The incident occurred on a hot June day in Marietta, Georgia. According to CNN's report, Harris, who was 33 at the time, left his house, drove to a Chick-fil-A, then drove directly to work, allegedly failing to drop his son off at daycare on the way. The boy, Cooper, was strapped into a rear-facing carseat in the back. According to Harris' defense attorneys, Harris reportedly bought light bulbs during his lunch break and put them in his car before returning to work. He did not notice his son in the car at that time, according to the defense. It wasn't until he left work around 4 p.m. that Harris reportedly noticed his son, pulled into a nearby parking lot, and pulled his son, who was dead, out of the car. A crowd of onlookers attested that Harris was screaming and hyperventilating, according to CNN.

But according to assistant district attorney Chuck Boring's opening statements on Monday, in addition to screaming, Harris also repeatedly said, "What have I done?"

In September 2014, several months after Cooper's death, a grand jury in Georgia indicted Harris on eight criminal counts, including two counts of felony murder and cruelty to children in the first degree, according to The Daily Mail. If convicted, Harris might face life in prison.

Every summer, there are dozens of reports nationally about babies and young children dying after being left in a hot car. These cases are usually seen as horrible accidents.

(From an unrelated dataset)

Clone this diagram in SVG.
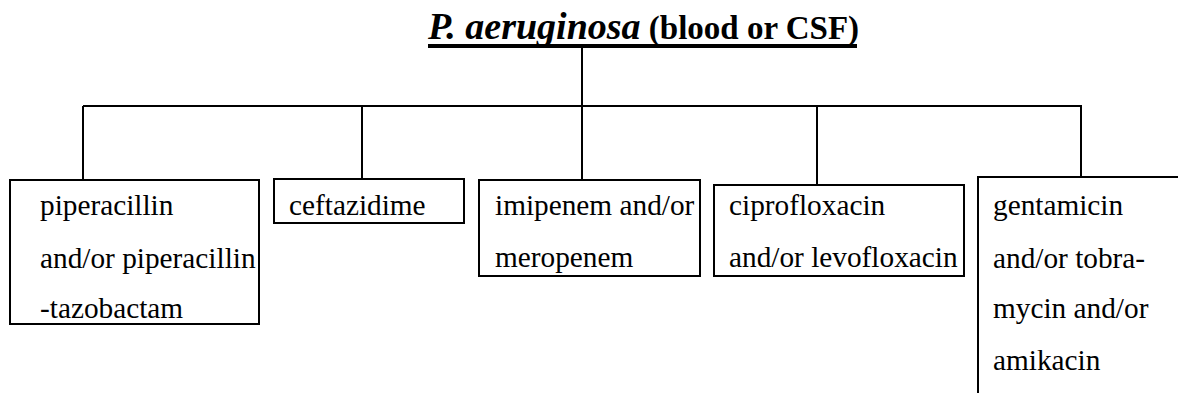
<svg xmlns="http://www.w3.org/2000/svg" width="1178" height="393" viewBox="0 0 1178 393">
<style>
.box{fill:none;stroke:#000;stroke-width:2}
.ln{fill:none;stroke:#000;stroke-width:2}
.t{font-family:"Liberation Serif","Times New Roman",serif;font-size:29.3px;fill:#000}
.ti{font-family:"Liberation Serif","Times New Roman",serif;font-weight:bold;fill:#000}
</style>
<rect width="1178" height="393" fill="#fff"/>
<g id="title">
<text class="ti" x="428" y="39"><tspan font-style="italic" font-size="38px">P. aeruginosa</tspan><tspan font-size="33px"> (blood or CSF)</tspan></text>
<line x1="428" y1="46" x2="857" y2="46" stroke="#000" stroke-width="4"/>
</g>
<g id="connectors">
<line class="ln" x1="582" y1="46" x2="582" y2="106"/>
<line class="ln" x1="83" y1="106" x2="1082" y2="106"/>
<line class="ln" x1="83" y1="106" x2="83" y2="180"/>
<line class="ln" x1="362" y1="106" x2="362" y2="179"/>
<line class="ln" x1="582" y1="106" x2="582" y2="180"/>
<line class="ln" x1="817" y1="106" x2="817" y2="185"/>
<line class="ln" x1="1081" y1="106" x2="1081" y2="177"/>
</g>
<g id="n1">
<rect class="box" x="10" y="180" width="249" height="144"/>
<text class="t" x="40" y="215">piperacillin</text>
<text class="t" x="40" y="268">and/or piperacillin</text>
<text class="t" x="40" y="318">-tazobactam</text>
</g>
<g id="n2">
<rect class="box" x="274" y="179" width="190" height="44"/>
<text class="t" x="289" y="215">ceftazidime</text>
</g>
<g id="n3">
<rect class="box" x="479" y="180" width="221" height="96"/>
<text class="t" x="495" y="215">imipenem and/or</text>
<text class="t" x="495" y="267">meropenem</text>
</g>
<g id="n4">
<rect class="box" x="714" y="185" width="250" height="91"/>
<text class="t" x="729" y="215">ciprofloxacin</text>
<text class="t" x="729" y="267">and/or levofloxacin</text>
</g>
<g id="n5">
<path class="box" d="M978,395 V177 H1180"/>
<text class="t" x="993" y="215">gentamicin</text>
<text class="t" x="993" y="268">and/or tobra-</text>
<text class="t" x="993" y="318">mycin and/or</text>
<text class="t" x="993" y="370">amikacin</text>
</g>
</svg>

In this case, though, prosecutors argued that Harris' motives were suspicious. Onlookers and law enforcement officials who observed Harris in the hours after discovering his son claimed that Harris didn't behave as parents typically might in this situation: He didn't call 911, allegedly didn't cry, and reportedly seemed worried about his own fate rather than what had happened to his son, according to, a local Alabama news outlet.

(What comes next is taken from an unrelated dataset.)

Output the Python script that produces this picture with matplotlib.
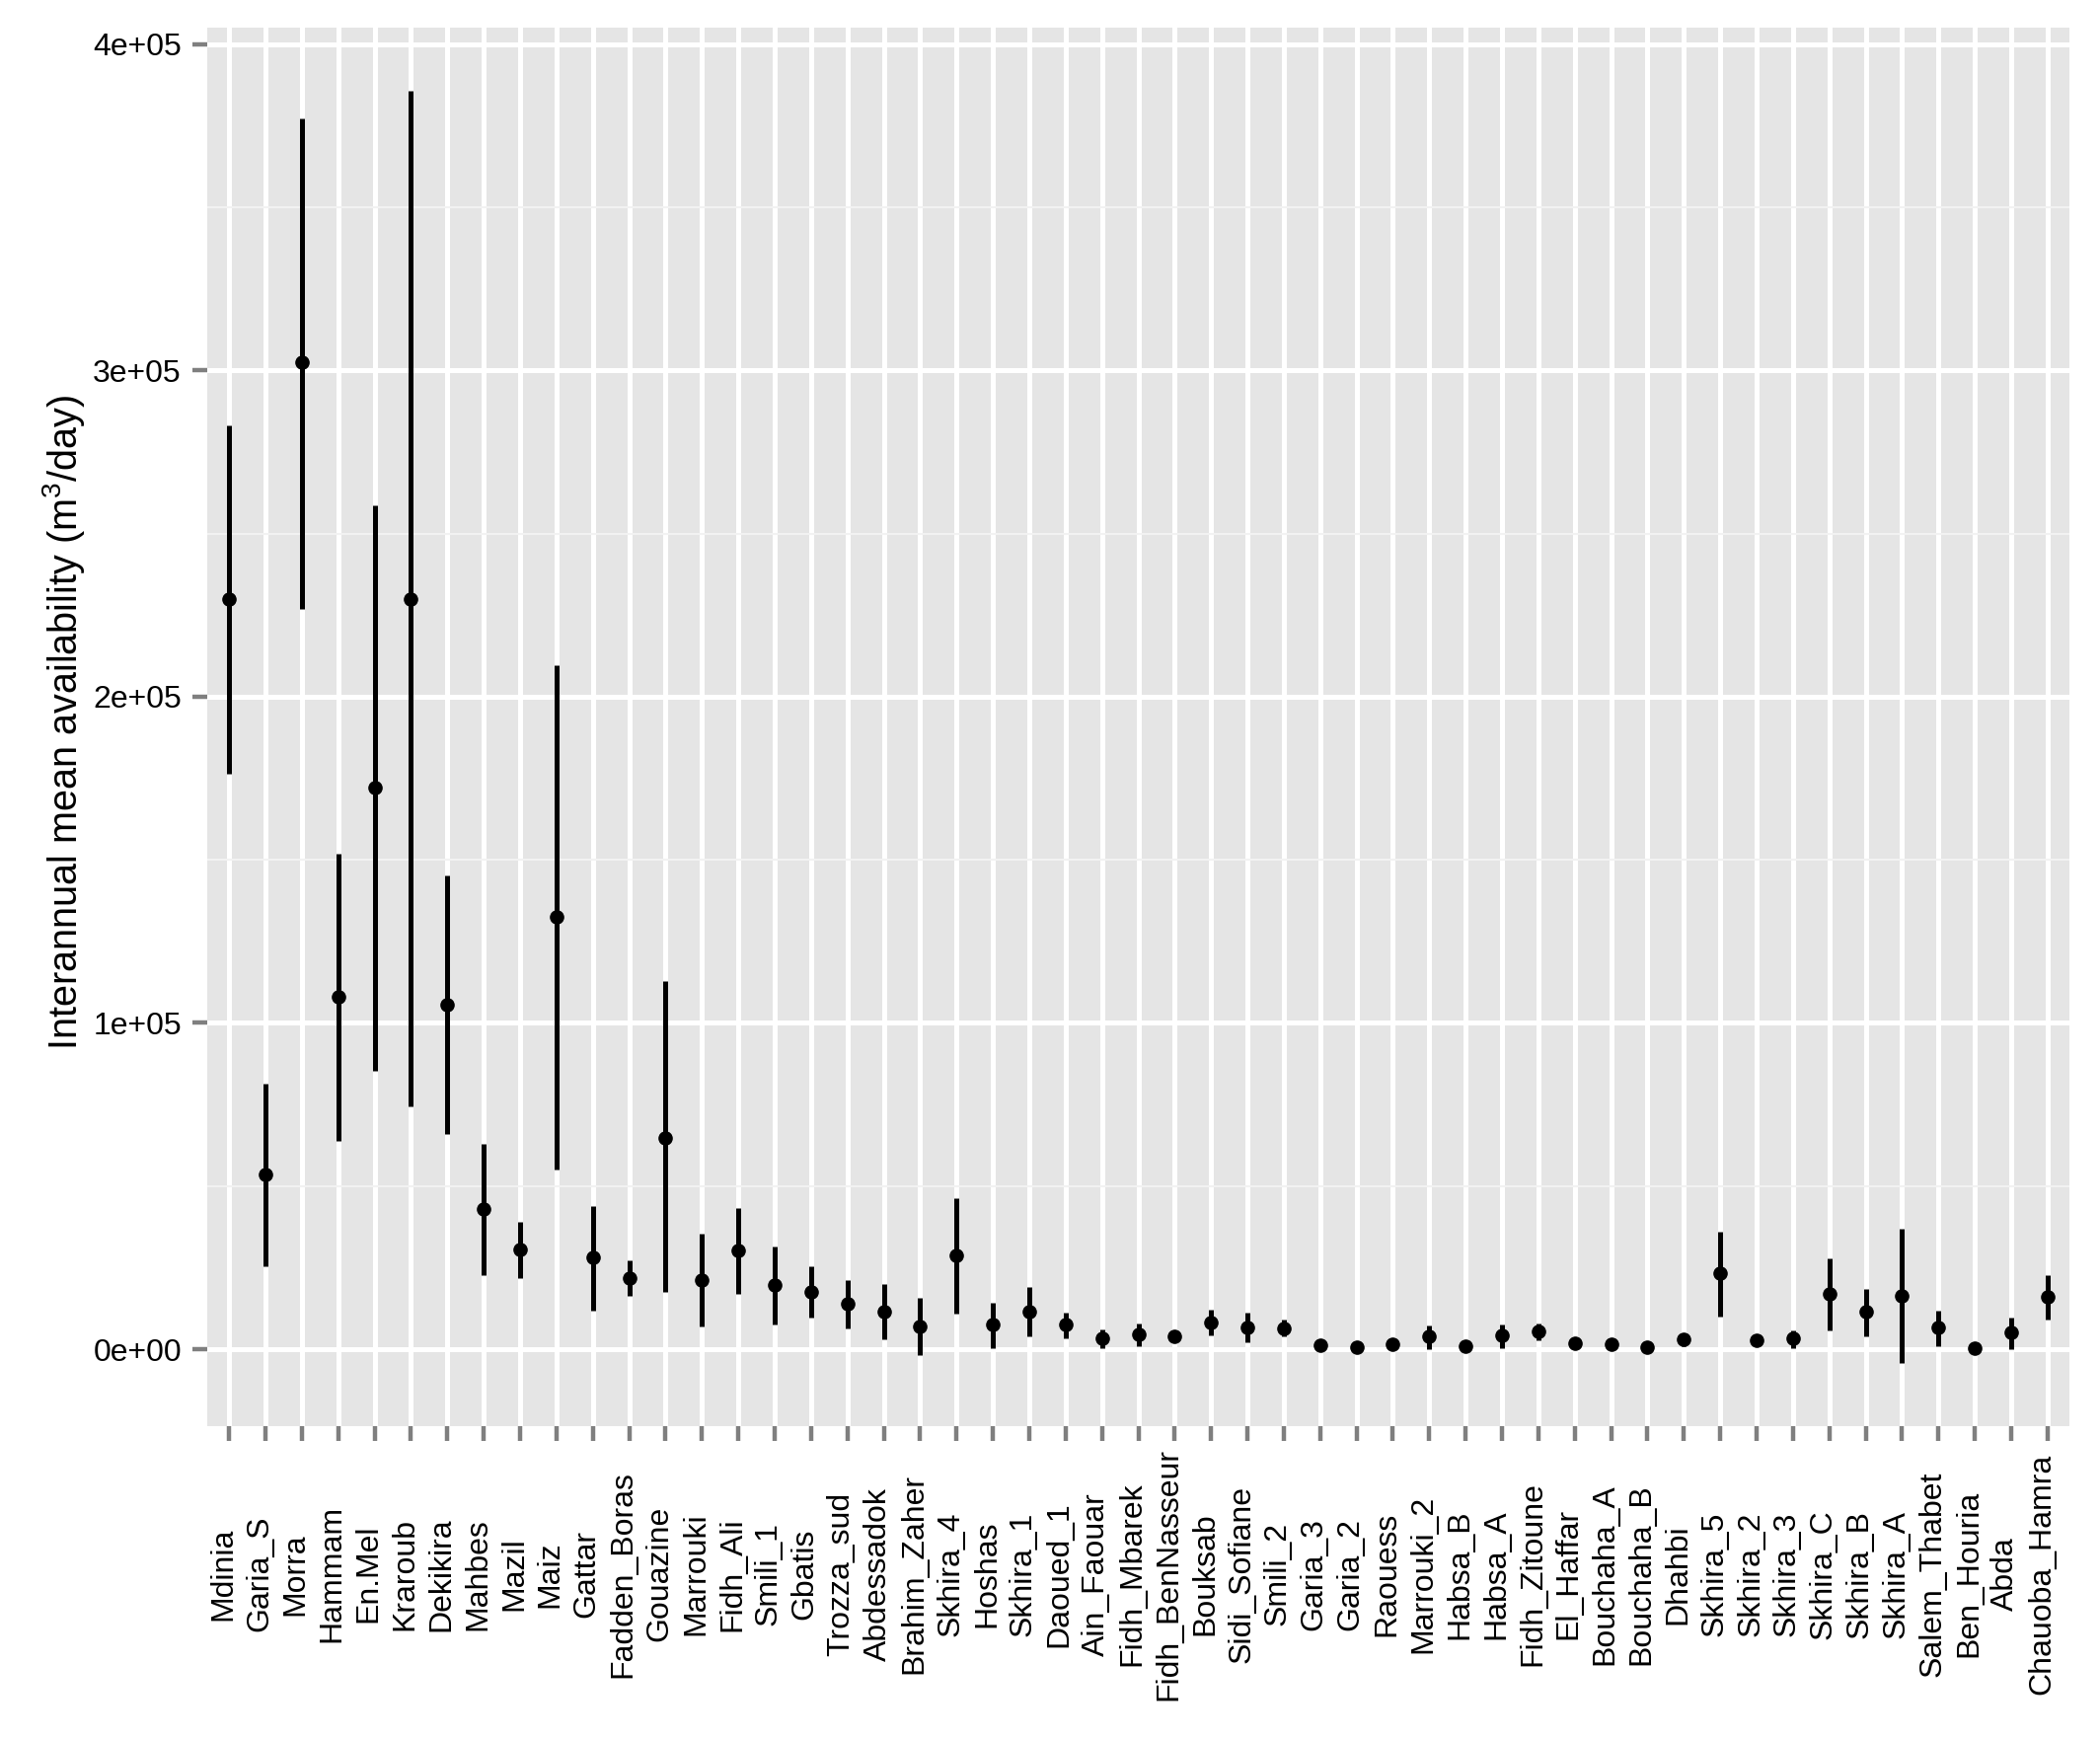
import numpy as np
import matplotlib
matplotlib.use("Agg")
import matplotlib.pyplot as plt
import matplotlib.transforms as mtransforms
from matplotlib.ticker import MultipleLocator, FixedLocator

plt.rcParams['font.family'] = ['Liberation Sans', 'DejaVu Sans']
plt.rcParams['mathtext.fontset'] = 'custom'
plt.rcParams['mathtext.rm'] = 'Liberation Sans'

# sites, in plotting order
sites = ['Mdinia', 'Garia_S', 'Morra', 'Hammam', 'En.Mel', 'Kraroub', 'Dekikira',
         'Mahbes', 'Mazil', 'Maiz', 'Gattar', 'Fadden_Boras', 'Gouazine', 'Marrouki',
         'Fidh_Ali', 'Smili_1', 'Gbatis', 'Trozza_sud', 'Abdessadok', 'Brahim_Zaher',
         'Skhira_4', 'Hoshas', 'Skhira_1', 'Daoued_1', 'Ain_Faouar', 'Fidh_Mbarek',
         'Fidh_BenNasseur', 'Bouksab', 'Sidi_Sofiane', 'Smili_2', 'Garia_3', 'Garia_2',
         'Raouess', 'Marrouki_2', 'Habsa_B', 'Habsa_A', 'Fidh_Zitoune', 'El_Haffar',
         'Bouchaha_A', 'Bouchaha_B', 'Dhahbi', 'Skhira_5', 'Skhira_2', 'Skhira_3',
         'Skhira_C', 'Skhira_B', 'Skhira_A', 'Salem_Thabet', 'Ben_Houria', 'Abda',
         'Chauoba_Hamra']

# interannual mean availability (m3/day)
mean = [230000, 53500, 302400, 108100, 172100, 230000, 105600,
        42900, 30600, 132500, 28100, 21800, 64800, 21200,
        30200, 19700, 17500, 14000, 11500, 7100,
        28800, 7700, 11500, 7700, 3400, 4400,
        4000, 8300, 6800, 6400, 1300, 700,
        1600, 3800, 1000, 4100, 5500, 1900,
        1600, 600, 3100, 23400, 2700, 3400,
        17000, 11600, 16400, 6800, 400, 5200,
        16100]

lower = [176500, 25500, 226900, 63900, 85300, 74500, 66000,
         22800, 21800, 55100, 11900, 16300, 17500, 7100,
         16900, 7600, 9800, 6500, 3000, -1700,
         10900, 300, 4000, 3300, 300, 1000,
         2800, 4300, 2100, 3800, 300, 100,
         500, 100, 200, 300, 2800, 900,
         700, 100, 1000, 10100, 1700, 400,
         5800, 4000, -4100, 1000, 100, 100,
         9200]

upper = [283100, 81500, 377400, 151800, 258800, 385600, 145200,
         62800, 38900, 209800, 44000, 27100, 112800, 35400,
         43200, 31400, 25300, 21200, 19900, 15700,
         46300, 14200, 19100, 11200, 6000, 7900,
         5000, 12100, 11200, 9000, 2300, 1300,
         2600, 7300, 2000, 7500, 7800, 2900,
         2600, 1200, 5000, 35900, 3700, 5900,
         27700, 18600, 36800, 11700, 800, 9700,
         22600]

x = np.arange(len(sites))
lo = np.array(lower)
hi = np.array(upper)
span = hi.max() - lo.min()

fig = plt.figure(figsize=(21.28, 17.62), dpi=100)
ax = fig.add_axes([210 / 2128, 1 - 1445 / 1762, 1887 / 2128, 1417 / 1762])
ax.set_facecolor('#E5E5E5')
for s in ax.spines.values():
    s.set_visible(False)

# pointrange: vertical segment plus dot
ax.vlines(x, lo, hi, color='black', lw=3.6, zorder=3)
ax.plot(x, mean, 'o', color='black', ms=9.5, zorder=4)

# ggplot-like expansion
ax.set_xlim(-0.6, len(sites) - 0.4)
ax.set_ylim(lo.min() - 0.05 * span, hi.max() + 0.05 * span)

ax.yaxis.set_major_locator(MultipleLocator(100000))
ax.yaxis.set_minor_locator(MultipleLocator(50000))
ax.set_yticks([0, 100000, 200000, 300000, 400000])
ax.set_yticklabels(['0e+00', '1e+05', '2e+05', '3e+05', '4e+05'], fontsize=23)
ax.xaxis.set_major_locator(FixedLocator(x))
ax.set_xticklabels(sites, rotation=90, fontsize=23, va='center', ha='center')

ax.grid(True, which='major', color='white', lw=3.6)
ax.grid(True, which='minor', axis='y', color='#F2F2F2', lw=1.5)
ax.set_axisbelow(True)

ax.tick_params(which='major', color='#7F7F7F', length=10.8, width=3.2, labelcolor='black')
ax.tick_params(axis='y', which='major', pad=8)
ax.tick_params(axis='x', which='major', pad=97)
ax.tick_params(which='minor', length=0)

shift = mtransforms.ScaledTranslation(-6 / 100, 0, fig.dpi_scale_trans)
for lbl in ax.get_xticklabels():
    lbl.set_transform(lbl.get_transform() + shift)

fig.text(65 / 2128, 1 - 732 / 1762, 'Interannual mean availability (m$^3$/day)',
         rotation=90, ha='center', va='center', fontsize=28.5)

fig.savefig('out.png', dpi=100, facecolor='white')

Investigators claimed that Harris was allegedly having extramarital affairs and frequent online sexual contact with a variety of women. On the day that Cooper died, Harris was allegedly "sexting" with an underage girl, according to prosecutors. Investigators found that shortly before the incident, Harris allegedly conducted online searches relating to babies in hot cars, and also searched for "how to survive prison," according to prosecutors. According to Phillip Stoddard, the prosecution's lead investigator, Cooper's mother, Leanna Harris, met her then-husband at the police station the evening of Cooper's death. "Did you say too much?" she allegedly asked her husband.

The case has attracted pronounced local interest — so much that prosecutors successfully lobbied for a change of trial venue from metro Atlanta to Brunswick, Georgia because prospective jurors near Atlanta had been biased by extensive media coverage that painted Harris in a negative light, according to CNN. The current jurors in Brunswick number sixteen: eight men, eight women.

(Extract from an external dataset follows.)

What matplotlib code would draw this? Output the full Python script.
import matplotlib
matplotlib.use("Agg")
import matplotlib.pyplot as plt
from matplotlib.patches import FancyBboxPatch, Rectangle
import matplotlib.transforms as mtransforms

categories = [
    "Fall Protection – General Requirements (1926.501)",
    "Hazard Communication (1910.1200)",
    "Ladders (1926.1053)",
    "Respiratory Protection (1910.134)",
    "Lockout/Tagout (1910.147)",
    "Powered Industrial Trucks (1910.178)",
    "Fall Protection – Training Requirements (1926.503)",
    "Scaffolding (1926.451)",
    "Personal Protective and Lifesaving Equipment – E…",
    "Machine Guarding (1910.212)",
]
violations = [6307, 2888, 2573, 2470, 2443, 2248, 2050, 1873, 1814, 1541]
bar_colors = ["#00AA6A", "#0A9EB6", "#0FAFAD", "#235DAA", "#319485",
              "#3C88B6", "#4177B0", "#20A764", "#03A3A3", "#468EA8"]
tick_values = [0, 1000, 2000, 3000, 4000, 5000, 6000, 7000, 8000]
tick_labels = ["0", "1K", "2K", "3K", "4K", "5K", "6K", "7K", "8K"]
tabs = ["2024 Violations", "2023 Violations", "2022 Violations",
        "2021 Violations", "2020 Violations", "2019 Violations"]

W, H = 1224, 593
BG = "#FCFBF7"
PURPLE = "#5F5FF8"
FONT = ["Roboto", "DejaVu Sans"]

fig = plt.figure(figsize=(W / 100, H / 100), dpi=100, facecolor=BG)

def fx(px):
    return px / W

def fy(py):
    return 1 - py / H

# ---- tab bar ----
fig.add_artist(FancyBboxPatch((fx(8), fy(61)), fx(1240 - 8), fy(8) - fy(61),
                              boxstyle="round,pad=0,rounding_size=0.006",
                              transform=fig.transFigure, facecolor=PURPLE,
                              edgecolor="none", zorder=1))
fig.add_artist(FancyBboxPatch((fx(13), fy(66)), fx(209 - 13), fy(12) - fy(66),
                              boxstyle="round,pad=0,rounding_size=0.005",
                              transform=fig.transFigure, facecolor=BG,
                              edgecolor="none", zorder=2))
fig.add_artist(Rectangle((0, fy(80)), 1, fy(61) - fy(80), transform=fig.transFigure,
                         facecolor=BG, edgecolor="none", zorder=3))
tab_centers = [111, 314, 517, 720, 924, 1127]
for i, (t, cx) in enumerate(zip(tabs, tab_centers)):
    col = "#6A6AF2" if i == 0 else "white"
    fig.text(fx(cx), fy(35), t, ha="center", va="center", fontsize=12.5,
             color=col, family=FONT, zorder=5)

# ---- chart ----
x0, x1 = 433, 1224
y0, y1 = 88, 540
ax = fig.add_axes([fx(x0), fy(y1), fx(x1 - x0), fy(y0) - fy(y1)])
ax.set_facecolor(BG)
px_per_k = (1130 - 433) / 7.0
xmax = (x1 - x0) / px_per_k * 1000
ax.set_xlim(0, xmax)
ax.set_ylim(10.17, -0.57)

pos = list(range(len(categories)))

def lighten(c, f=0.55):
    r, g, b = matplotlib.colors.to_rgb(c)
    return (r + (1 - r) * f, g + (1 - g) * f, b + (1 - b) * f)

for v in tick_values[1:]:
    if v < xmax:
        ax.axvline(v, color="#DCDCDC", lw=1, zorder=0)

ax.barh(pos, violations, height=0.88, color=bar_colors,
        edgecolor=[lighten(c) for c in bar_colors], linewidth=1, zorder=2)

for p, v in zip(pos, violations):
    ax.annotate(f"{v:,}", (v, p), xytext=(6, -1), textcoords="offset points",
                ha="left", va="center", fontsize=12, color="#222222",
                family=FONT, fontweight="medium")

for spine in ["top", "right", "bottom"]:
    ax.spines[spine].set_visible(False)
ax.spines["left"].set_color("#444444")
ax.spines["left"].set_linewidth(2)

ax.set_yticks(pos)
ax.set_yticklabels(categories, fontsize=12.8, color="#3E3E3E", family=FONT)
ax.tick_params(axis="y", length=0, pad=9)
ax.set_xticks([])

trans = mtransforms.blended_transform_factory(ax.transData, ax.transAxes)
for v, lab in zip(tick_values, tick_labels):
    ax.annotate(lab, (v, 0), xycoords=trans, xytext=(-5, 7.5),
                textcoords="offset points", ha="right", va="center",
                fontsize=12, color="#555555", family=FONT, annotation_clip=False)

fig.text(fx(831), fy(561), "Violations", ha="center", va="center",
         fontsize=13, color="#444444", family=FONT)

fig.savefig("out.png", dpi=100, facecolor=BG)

Harris has pleaded not guilty. His defense attorneys argued in opening statements this week that the incident was a tragic yet understandable accident of forgetfulness. Romper has reached out to Harris' defense team regarding the trial, and did not hear back at the time of publishing.

The trial will be six weeks long. Whatever happens in the end, all the public can hope is for justice to eventually be served.